Show that $\prod_{1\le p\le n}p\le4^n$ using the fact that $\prod_{m+1\le p\le 2m}p\le {2m\choose m}$ where $p$ are prime.
I managed to show that $\prod_{m+1\le p\le 2m}p\le {2m\choose m}$, and I sort of know how this $4^n$ is achieved by similar processes, but I am having a problem making my way to those expressions exactly.

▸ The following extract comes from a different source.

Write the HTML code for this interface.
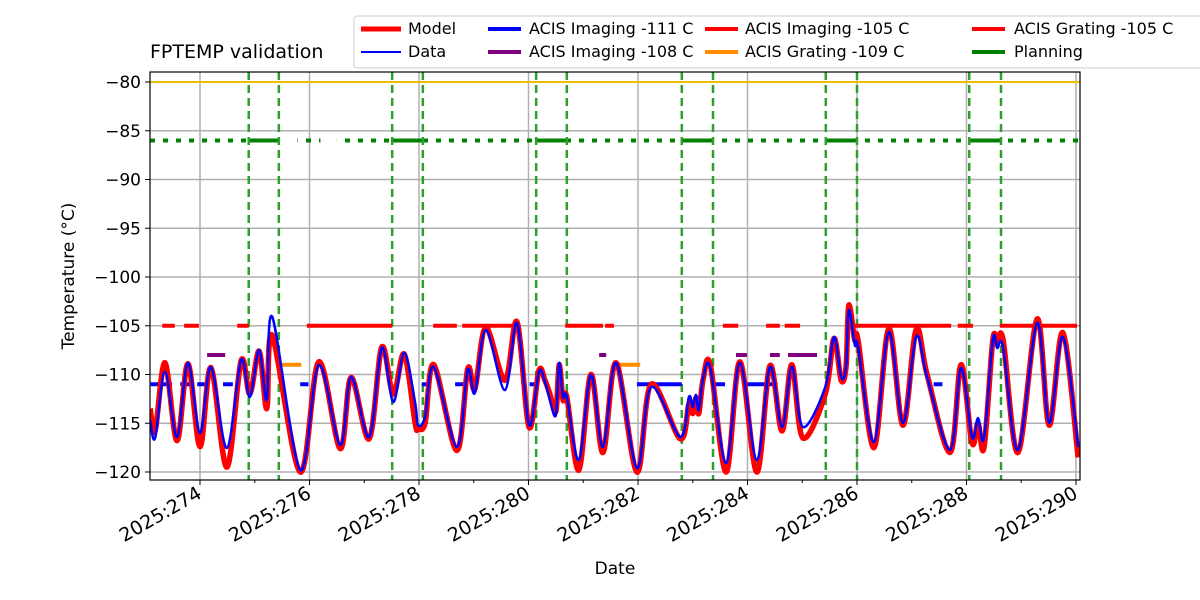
<!DOCTYPE html>
<html><head><meta charset="utf-8"><style>
body{margin:0;background:#fff;}
svg{display:block;font-family:"DejaVu Sans","Liberation Sans",sans-serif;}
</style></head><body>
<svg id="chart" width="1200" height="600" xmlns="http://www.w3.org/2000/svg">
<text x="150" y="58" font-size="19">FPTEMP validation</text>
<text x="615" y="574" font-size="17" text-anchor="middle">Date</text>
<text transform="translate(74,276) rotate(-90)" font-size="17" text-anchor="middle">Temperature (°C)</text>
<g id="grid"></g>
<g id="marks"></g>
<rect x="150" y="72" width="930" height="408" fill="none" stroke="#000" stroke-width="1.2"/>
<g id="axes"></g>
<g>
<rect x="354" y="16" width="860" height="52" fill="#fff" stroke="#ccc" rx="3"/>
<g font-size="16">
<line x1="361" y1="29" x2="401" y2="29" stroke="#f00" stroke-width="5"/>
<text x="408" y="34">Model</text>
<line x1="361" y1="52" x2="401" y2="52" stroke="#00f" stroke-width="2"/>
<text x="408" y="57">Data</text>
<line x1="488" y1="29" x2="521" y2="29" stroke="#00f" stroke-width="4"/>
<text x="529" y="34">ACIS Imaging -111 C</text>
<line x1="488" y1="52" x2="521" y2="52" stroke="#800080" stroke-width="4"/>
<text x="529" y="57">ACIS Imaging -108 C</text>
<line x1="705" y1="29" x2="738" y2="29" stroke="#f00" stroke-width="4"/>
<text x="745" y="34">ACIS Imaging -105 C</text>
<line x1="705" y1="52" x2="738" y2="52" stroke="#ff8c00" stroke-width="4"/>
<text x="745" y="57">ACIS Grating -109 C</text>
<line x1="972" y1="29" x2="1005" y2="29" stroke="#f00" stroke-width="4"/>
<text x="1014" y="34">ACIS Grating -105 C</text>
<line x1="972" y1="52" x2="1005" y2="52" stroke="#008000" stroke-width="4"/>
<text x="1014" y="57">Planning</text>
</g></g>
</svg>
<script>
const days=[273.09,273.18,273.36,273.58,273.78,274.0,274.2,274.49,274.75,274.91,275.08,275.22,275.32,275.83,276.17,276.56,276.76,277.09,277.32,277.53,277.73,277.93,277.98,278.11,278.27,278.69,278.89,279.02,279.22,279.57,279.79,280.01,280.19,280.3,280.39,280.5,280.56,280.63,280.7,280.92,281.14,281.36,281.6,281.98,282.24,282.77,282.93,283.0,283.06,283.11,283.19,283.32,283.61,283.86,284.17,284.41,284.63,284.81,285.01,285.42,285.58,285.71,285.8,285.85,285.96,286.02,286.31,286.58,286.84,287.08,287.28,287.7,287.9,288.1,288.21,288.32,288.48,288.56,288.67,288.94,289.29,289.51,289.76,290.04];
const dataTemps=[-114.67,-116.51,-109.74,-116.41,-108.82,-116.0,-109.23,-117.54,-108.51,-112.31,-107.49,-112.62,-104.1,-119.79,-109.03,-117.23,-110.26,-116.41,-107.28,-112.82,-107.79,-112.92,-115.18,-114.36,-109.23,-117.44,-109.54,-111.9,-105.44,-111.59,-104.72,-115.18,-109.74,-110.77,-112.62,-114.15,-108.82,-112.31,-112.31,-118.77,-110.05,-117.44,-108.82,-119.59,-111.28,-116.41,-112.31,-113.33,-112.1,-113.64,-110.36,-109.33,-119.08,-108.82,-118.77,-109.23,-115.38,-109.23,-115.38,-111.28,-106.15,-110.26,-109.23,-103.38,-106.97,-107.18,-116.92,-105.64,-114.97,-106.15,-110.26,-117.74,-109.33,-116.41,-114.46,-116.51,-106.46,-107.28,-107.28,-117.74,-104.72,-114.97,-106.15,-117.44];
const modelTemps=[-113.5,-115.8,-108.8,-116.8,-108.9,-117.4,-109.3,-119.5,-108.6,-112.0,-107.6,-113.5,-106.0,-120.0,-108.7,-117.6,-110.3,-116.6,-107.2,-112.0,-107.9,-115.0,-115.5,-115.0,-109.0,-117.8,-109.4,-111.5,-105.2,-110.6,-104.6,-115.4,-109.6,-110.6,-112.0,-113.8,-109.0,-112.6,-112.3,-119.8,-110.0,-118.0,-108.8,-120.0,-111.0,-116.6,-113.0,-114.0,-112.4,-114.0,-110.5,-109.0,-120.0,-108.7,-120.0,-109.1,-115.8,-109.0,-116.5,-112.0,-106.3,-110.6,-109.2,-102.9,-106.5,-106.5,-117.5,-105.3,-115.2,-105.4,-110.0,-118.0,-109.0,-117.0,-115.0,-117.5,-106.5,-106.8,-106.5,-118.0,-104.3,-115.2,-105.7,-118.5];
const imaging105=[[273.31,273.54],[273.71,273.98],[274.68,274.89],[275.95,277.51],[278.26,278.69],[278.79,279.75],[280.67,281.36],[281.4,281.56],[283.55,283.83],[284.34,284.59],[284.68,284.96],[285.96,287.72],[287.84,288.12],[288.61,290.02]];
const imaging111=[[273.1,273.24],[273.3,273.49],[273.64,273.82],[273.95,274.09],[274.42,274.6],[275.83,275.98],[278.05,278.16],[278.66,278.88],[280.02,280.15],[281.98,282.8],[283.37,283.59],[283.91,284.55],[287.4,287.56]];
const imaging108=[[274.13,274.46],[281.29,281.42],[283.79,283.99],[284.41,284.59],[284.74,285.27]];
const grating109=[[275.5,275.85],[281.65,282.04]];
const planningSolid=[[274.89,275.44],[277.51,278.07],[280.14,280.7],[282.8,283.37],[285.43,286.0],[288.05,288.63]];
const planningGaps=[[275.46,275.78],[276.2,276.5]];
const planningLevel=-86;
const limitLevel=-80;
const switchDays=[274.89,275.44,277.51,278.07,280.14,280.7,282.8,283.37,285.43,286.0,288.05,288.63];
const xTicks=[274,276,278,280,282,284,286,288,290];
const yTicks=[-80,-85,-90,-95,-100,-105,-110,-115,-120];

const X0=150,X1=1080,Y0=72,Y1=480;
const sx=d=>200+(d-274)*54.75;
const sy=t=>82+(-80-t)*9.75;
const NS="http://www.w3.org/2000/svg";
function mk(tag,attrs,parent){const e=document.createElementNS(NS,tag);for(const k in attrs)e.setAttribute(k,attrs[k]);parent.appendChild(e);return e;}
const grid=document.getElementById('grid'),marks=document.getElementById('marks'),axes=document.getElementById('axes');
xTicks.forEach(d=>{const l=mk('line',{x1:sx(d),x2:sx(d),y1:Y0,y2:Y1,stroke:'#b0b0b0','stroke-width':1.5},grid);

const t=mk('line',{x1:sx(d),x2:sx(d),y1:Y1,y2:Y1+5,stroke:'#000'},axes);

const tx=mk('text',{transform:`translate(${sx(d)+3},${Y1+17}) rotate(-30)`,'text-anchor':'end','font-size':19},axes);
tx.textContent='2025:'+d;
});
[275,277,279,281,283,285,287,289].forEach(d=>{const t=mk('line',{x1:sx(d),x2:sx(d),y1:Y1,y2:Y1+3,stroke:'#000'},axes);
});
yTicks.forEach(v=>{const l=mk('line',{x1:X0,x2:X1,y1:sy(v),y2:sy(v),stroke:'#b0b0b0','stroke-width':1.5},grid);

const t=mk('line',{x1:X0-5,x2:X0,y1:sy(v),y2:sy(v),stroke:'#000'},axes);

const tx=mk('text',{x:X0-9,y:sy(v)+6,'text-anchor':'end','font-size':17},axes);
tx.textContent=String(v).replace('-','\u2212');
});
const clip=mk('clipPath',{id:'pc'},marks);mk('rect',{x:X0,y:Y0,width:X1-X0,height:Y1-Y0},clip);
const g=mk('g',{'clip-path':'url(#pc)'},marks);
function seg(arr,level,color,w,name){arr.forEach(s=>{const l=mk('line',{x1:sx(s[0]),x2:sx(s[1]),y1:sy(level),y2:sy(level),stroke:color,'stroke-width':w},g);
});}
const lim=mk('line',{x1:X0,x2:X1,y1:sy(limitLevel),y2:sy(limitLevel),stroke:'#e8c000','stroke-width':2},g);

const pl=mk('line',{x1:X0,x2:X1,y1:sy(planningLevel),y2:sy(planningLevel),stroke:'#008000','stroke-width':4,'stroke-dasharray':'5,8'},g);

planningGaps.forEach(s=>{const r=mk('rect',{x:sx(s[0]),y:sy(planningLevel)-3,width:sx(s[1])-sx(s[0]),height:6,fill:'#fff'},g);
});
seg(planningSolid,planningLevel,'#008000',4,'planning-segment');
switchDays.forEach(d=>{const l=mk('line',{x1:sx(d),x2:sx(d),y1:Y0,y2:Y1,stroke:'#2ca02c','stroke-width':2.5,'stroke-dasharray':'8,5'},g);
});
seg(imaging105,-105,'#f00',4,'imaging-105-segment');
seg(imaging111,-111,'#00f',4,'imaging-111-segment');
seg(imaging108,-108,'#800080',4,'imaging-108-segment');
seg(grating109,-109,'#ff8c00',4,'grating-109-segment');
function path(ts){const p=days.map((d,i)=>[sx(d),sy(ts[i])]);let s=`M${p[0][0]},${p[0][1]}`;
for(let i=0;i<p.length-1;i++){const a=p[i-1]||p[i],b=p[i],c=p[i+1],e=p[i+2]||c;
s+=` C${b[0]+(c[0]-a[0])/6},${b[1]+(c[1]-a[1])/6} ${c[0]-(e[0]-b[0])/6},${c[1]-(e[1]-b[1])/6} ${c[0]},${c[1]}`;}return s;}
const m=mk('path',{d:path(modelTemps),fill:'none',stroke:'#f00','stroke-width':5.5,'stroke-linejoin':'round'},g);

const dl=mk('path',{d:path(dataTemps),fill:'none',stroke:'#00f','stroke-width':2.5,'stroke-linejoin':'round'},g);

</script>
</body></html>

Attempt(which I hope you could relate to): Let us denote the set of prime numbers in $[m,n]$ as $\pi(m,n)$. Then: $\pi(1,n)=(\pi(\lfloor{n\over 2}\rfloor+1,2\lfloor{n\over 2}\rfloor)\cup\pi(2\lfloor{n\over 2}\rfloor+1,n))\cup(\pi(\lfloor{n\over 4}\rfloor+1,2\lfloor{n\over 2}\rfloor)\cup\pi(2\lfloor{n\over 4}\rfloor+1,\lfloor{n\over 2}\rfloor))\cup...\cup(\pi(\lfloor{n\over 2^i}\rfloor+1,2\lfloor{n\over 2^i}\rfloor)\cup\pi(2\lfloor{n\over 2^i}\rfloor+1,\lfloor{n\over 2^{i-1}}\rfloor))\cup...$.

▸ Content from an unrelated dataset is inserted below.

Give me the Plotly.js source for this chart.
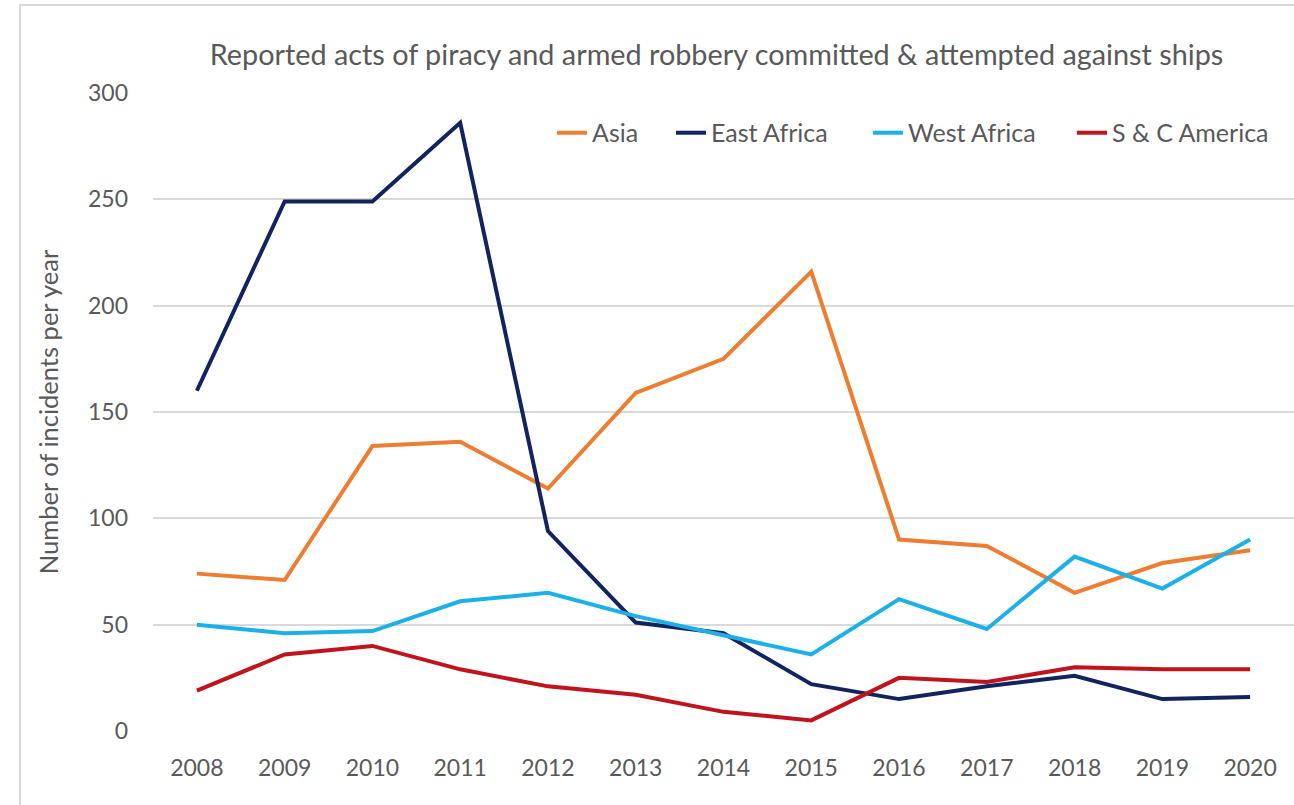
<!DOCTYPE html>
<html>
<head>
<meta charset="utf-8">
<script src="https://cdn.plot.ly/plotly-3.0.1.min.js"></script>
<style>html,body{margin:0;padding:0;background:#fff;}#chart{width:1294px;height:805px;}</style>
</head>
<body>
<div id="chart"></div>
<script>
const years = ["2008","2009","2010","2011","2012","2013","2014","2015","2016","2017","2018","2019","2020"];
const asia = [74, 71, 134, 136, 114, 159, 175, 216, 90, 87, 65, 79, 85];
const eastAfrica = [160, 249, 249, 286, 94, 51, 46, 22, 15, 21, 26, 15, 16];
const westAfrica = [50, 46, 47, 61, 65, 54, 45, 36, 62, 48, 82, 67, 90];
const scAmerica = [19, 36, 40, 29, 21, 17, 9, 5, 25, 23, 30, 29, 29];
const seriesNames = ["Asia", "East Africa", "West Africa", "S & C America"];
const yTicks = [0, 50, 100, 150, 200, 250, 300];

const colors = ["#ED7D31", "#12245E", "#1CB0E8", "#C0131B"];
const values = [asia, eastAfrica, westAfrica, scAmerica];
const FONT = "Lato, 'Open Sans', sans-serif";
const legendIds = ["legend", "legend2", "legend3", "legend4"];
const legendTextStart = [592, 711, 908, 1112];

const traces = values.map((v, i) => ({
  type: "scatter", mode: "lines", x: years, y: v, name: seriesNames[i],
  legend: legendIds[i],
  line: {color: colors[i], width: 4}, hoverinfo: "x+y+name"
}));

const L = 153, R = 0, T = 93, B = 73.5;
const W = 1294, H = 805;
const pw = W - L - R, ph = H - T - B;
const px2x = p => (p - L) / pw;
const py2y = p => (H - B - p) / ph;

const layout = {
  width: W, height: H,
  margin: {l: L, r: R, t: T, b: B, pad: 0},
  paper_bgcolor: "#ffffff", plot_bgcolor: "#ffffff",
  font: {family: FONT, color: "#595959", size: 23},
  title: {text: "Reported acts of piracy and armed robbery committed &amp; attempted against ships",
    font: {family: FONT, size: 28.8, color: "#595959"},
    xref: "container", x: 716.5 / W, xanchor: "center",
    yref: "container", y: 1 - 55 / H, yanchor: "middle"},
  xaxis: {type: "category", range: [-0.5, 12.5], showgrid: false, zeroline: false,
    showline: false, ticks: "", tickfont: {size: 23, color: "#595959"},
    ticklabelstandoff: 21, fixedrange: true},
  yaxis: {range: [0, 300], tickvals: yTicks, ticktext: yTicks.map(String),
    showgrid: true, gridcolor: "#D9D9D9", gridwidth: 2, zeroline: false, showline: false,
    ticks: "", tickfont: {size: 23, color: "#595959"}, ticklabelstandoff: 24,
    title: {text: "Number of incidents per year", font: {size: 25.5, color: "#595959"}, standoff: 22},
    fixedrange: true},
  showlegend: true,
  shapes: [{type: "rect", xref: "paper", yref: "paper", layer: "below",
    x0: px2x(20), x1: px2x(1300), y0: py2y(820), y1: py2y(5),
    line: {color: "#D9D9D9", width: 2}, fillcolor: "rgba(0,0,0,0)"}]
};

legendIds.forEach((id, i) => {
  layout[id] = {orientation: "h", x: px2x(legendTextStart[i] - 40), xanchor: "left",
    y: py2y(133), yanchor: "middle", font: {size: 25, color: "#595959"},
    bgcolor: "rgba(0,0,0,0)", itemwidth: 30};
});

Plotly.newPlot("chart", traces, layout, {displayModeBar: false});
</script>
</body>
</html>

Where $\pi(2\lfloor{n\over 2^i}\rfloor+1,\lfloor{n\over 2^{i-1}}\rfloor))$ is a singleton: for $i=1$ it is clear because if $a=2b+1$ then $2\lfloor{a\over 2}\rfloor+1=a=\lfloor{a\over 2^0=1}\rfloor$, and it keeps that way inductively.

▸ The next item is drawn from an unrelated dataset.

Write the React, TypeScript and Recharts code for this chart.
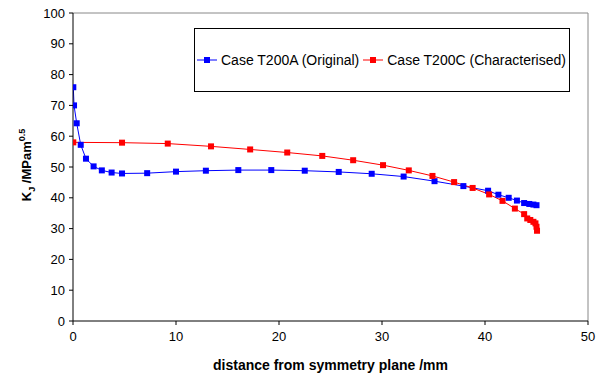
import React from "react";
import {
  LineChart,
  Line,
  XAxis,
  YAxis,
  ReferenceLine,
} from "recharts";

const blueX = [0.03, 0.1, 0.36, 0.75, 1.26, 2.0, 2.8, 3.75, 4.76, 7.2, 10.0, 12.9, 16.05, 19.25, 22.5, 25.8, 29.0, 32.1, 35.1, 37.9, 40.3, 41.3, 42.3, 43.1, 43.8, 44.3, 44.7, 45.0];
const blueY = [75.9, 70.0, 64.2, 57.2, 52.7, 50.2, 48.9, 48.2, 47.9, 48.0, 48.5, 48.8, 49.0, 49.0, 48.8, 48.4, 47.8, 46.9, 45.4, 43.8, 42.3, 41.0, 40.0, 39.1, 38.3, 38.0, 37.8, 37.6];

const redX = [0.03, 4.76, 9.2, 13.4, 17.2, 20.8, 24.2, 27.2, 30.1, 32.6, 34.9, 37.0, 38.8, 40.4, 41.7, 42.9, 43.8, 44.1, 44.4, 44.7, 44.9, 45.0, 45.05];
const redY = [58.0, 57.9, 57.6, 56.7, 55.7, 54.7, 53.6, 52.2, 50.6, 48.9, 47.1, 45.1, 43.2, 41.1, 39.0, 36.5, 34.7, 33.3, 32.8, 32.2, 31.7, 30.6, 29.3];

const xTicks = [0, 10, 20, 30, 40, 50];
const yTicks = [0, 10, 20, 30, 40, 50, 60, 70, 80, 90, 100];

const seriesNames = ["Case T200A (Original)", "Case T200C (Characterised)"];
const seriesColors = ["#0000FF", "#FF0000"];

const blueData = blueX.map((x, i) => ({ x, y: blueY[i] }));
const redData = redX.map((x, i) => ({ x, y: redY[i] }));

const FONT = "'Liberation Sans', Arial, sans-serif";

const makeDot = (color: string) => (props: any) => {
  const { cx, cy, key } = props;
  if (cx == null || cy == null) return <g key={key} />;
  return <rect key={key} x={cx - 3} y={cy - 3} width={6} height={6} fill={color} stroke="none" />;
};

const LegendBox = () => (
  <div
    style={{
      position: "absolute",
      left: 194,
      top: 28,
      width: 372,
      height: 62,
      border: "1px solid #000",
      background: "#fff",
      display: "flex",
      alignItems: "center",
      fontFamily: FONT,
      fontSize: 14,
      color: "#000",
      boxSizing: "content-box",
      paddingLeft: 2,
      whiteSpace: "nowrap",
    }}
  >
    {seriesNames.map((n, i) => (
      <div key={n} style={{ display: "flex", alignItems: "center", marginRight: 4 }}>
        <svg width={20} height={8} style={{ marginRight: 4 }}>
          <line x1={0} y1={4} x2={20} y2={4} stroke={seriesColors[i]} strokeWidth={1} />
          <rect x={7} y={1} width={6} height={6} fill={seriesColors[i]} />
        </svg>
        <span>{n}</span>
      </div>
    ))}
  </div>
);

const YLabel = () => (
  <text
    transform="translate(31,165) rotate(-90)"
    textAnchor="middle"
    fontFamily={FONT}
    fontWeight="bold"
    fontSize={13}
    fill="#000"
  >
    <tspan>K</tspan>
    <tspan fontSize={9} dy={4}>J</tspan>
    <tspan dy={-4}> /MPam</tspan>
    <tspan fontSize={9} dy={-6}>0.5</tspan>
  </text>
);

export default function App() {
  return (
    <div style={{ position: "absolute", left: 0, top: 0, width: 606, height: 374, background: "#fff" }}>
      <LineChart
        width={606}
        height={374}
        margin={{ top: 13, right: 18, bottom: 0, left: 0 }}
      >
        <XAxis
          type="number"
          dataKey="x"
          domain={[0, 50]}
          ticks={xTicks}
          allowDataOverflow
          height={53}
          stroke="#000"
          tickSize={4}
          tickMargin={7}
          tick={{ fontFamily: FONT, fontSize: 13, fill: "#000" }}
          label={{
            value: "distance from symmetry plane /mm",
            position: "insideBottom",
            offset: 4,
            style: { fontFamily: FONT, fontWeight: "bold", fontSize: 14, fill: "#000" },
          }}
        />
        <YAxis
          type="number"
          dataKey="y"
          domain={[0, 100]}
          ticks={yTicks}
          width={73}
          stroke="#000"
          tickSize={4}
          tickMargin={4}
          tick={{ fontFamily: FONT, fontSize: 13, fill: "#000" }}
          label={<YLabel />}
        />
        <ReferenceLine y={100} stroke="#888" strokeWidth={1} />
        <ReferenceLine x={50} stroke="#888" strokeWidth={1} />
        <Line
          data={blueData}
          dataKey="y"
          name={seriesNames[0]}
          type="linear"
          stroke={seriesColors[0]}
          strokeWidth={1}
          dot={makeDot(seriesColors[0])}
          activeDot={false}
          isAnimationActive={false}
        />
        <Line
          data={redData}
          dataKey="y"
          name={seriesNames[1]}
          type="linear"
          stroke={seriesColors[1]}
          strokeWidth={1}
          dot={makeDot(seriesColors[1])}
          activeDot={false}
          isAnimationActive={false}
        />
      </LineChart>
      <LegendBox />
    </div>
  );
}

First, let us agree that for a set $S$ with no prime numbers, $\prod_{p\in S}p=1$, so as to enable partitioning the intervals. Then $\prod_{1\le p\le n}p=\prod_{p\in\pi(\lfloor{n\over 2}\rfloor+1,2\lfloor{n\over 2}\rfloor)}p\prod_{p\in \pi(\lfloor{n\over 4}\rfloor+1,2\lfloor{n\over 4}\rfloor)}p...\le{2\lfloor {n\over 2}\rfloor\choose \lfloor {n\over 2}\rfloor}\cdot {2\lfloor {n\over 4}\rfloor\choose \lfloor {n\over 4}\rfloor}\cdot {2\lfloor {n\over 8}\rfloor\choose \lfloor {n\over 8}\rfloor}\cdot...$.
Here, I am kinda stuck, and not being fully sure of what I have done so far, I am going to need some guidance, thank you in advance.